The company had stated that the loan constituted a debt obligation (convertible) under the Swedish Companies Act. In accordance with GAAP, the loan would be reported as equity in the financial statements. The interest expenses would therefore not be recognised in the income statement. The compensation to the holders of the convertible bonds would instead be accounted for under equity.
The case concerned whether the company was entitled to deduct the interest expenses on the loan and, if so, at what point in time.
In its decision, the Supreme Administrative Court did not question the fact that the loan fell under the definition of a convertible bond in the Company’s Act, nor did it question the fact that it should be recorded as equity under IAS 32.
The Court concluded that there are no tax rules stating how the classification should be made for tax purposes (such as debt or equity). A natural starting point, where there are no specific tax rules, is the taxpayer’s accounts, provided that they are prepared in accordance with GAAP.
The Court found that international developments in the field of financial instruments is very fast and that new instruments are often designed in a way that makes it difficult to classify the instrument as debt or equity. The Court further stated that it is debatable to what extent the accounting framework is an appropriate basis for corporate taxation.

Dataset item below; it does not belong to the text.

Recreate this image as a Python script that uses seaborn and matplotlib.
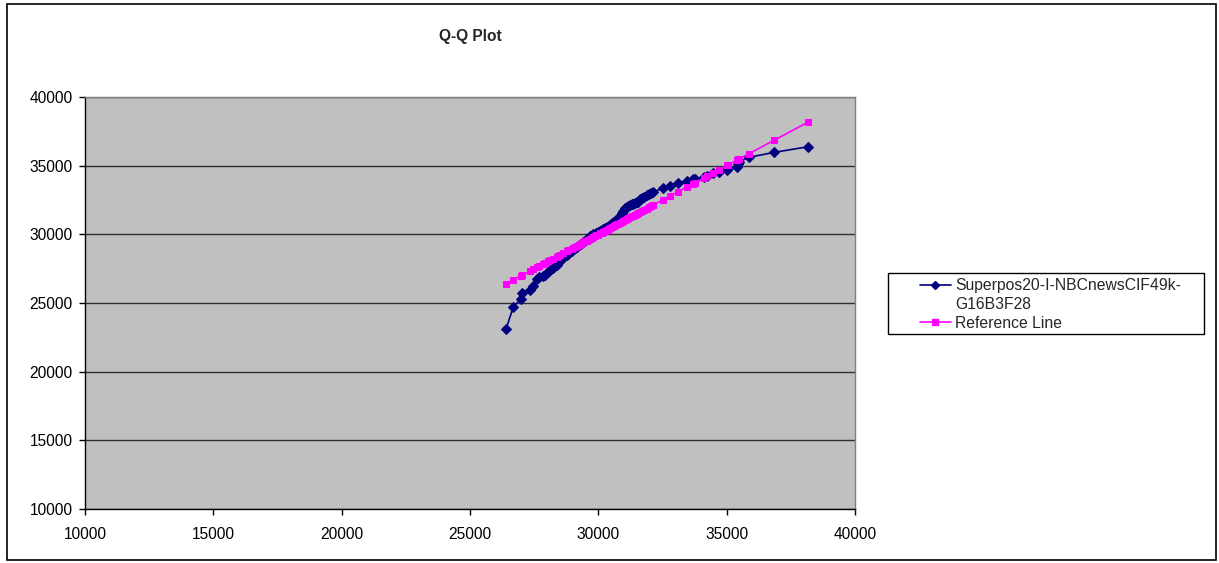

The Court stated that there is no obvious answer to the question of how financial statements should be classified from a tax point of view, but it must be decided on a case by case basis. The Court found that the tax classification of this particular instrument should follow the accounting classification and thus be regarded as equity. The company was therefore not entitled to deduct the interest expenses.
In its reasoning the Court stated that the loan’s characteristics differ from what normally characterises debt. It particularly mentions the fact that there was no obligation on the company to repay the loan with funds from its own wealth, but the company may unilaterally elect to convert the loan into shares. It further concluded that the tax treatment of the loan as debt would mean that non-deductible distributions of profits may be deducted as interest expenses for tax purposes.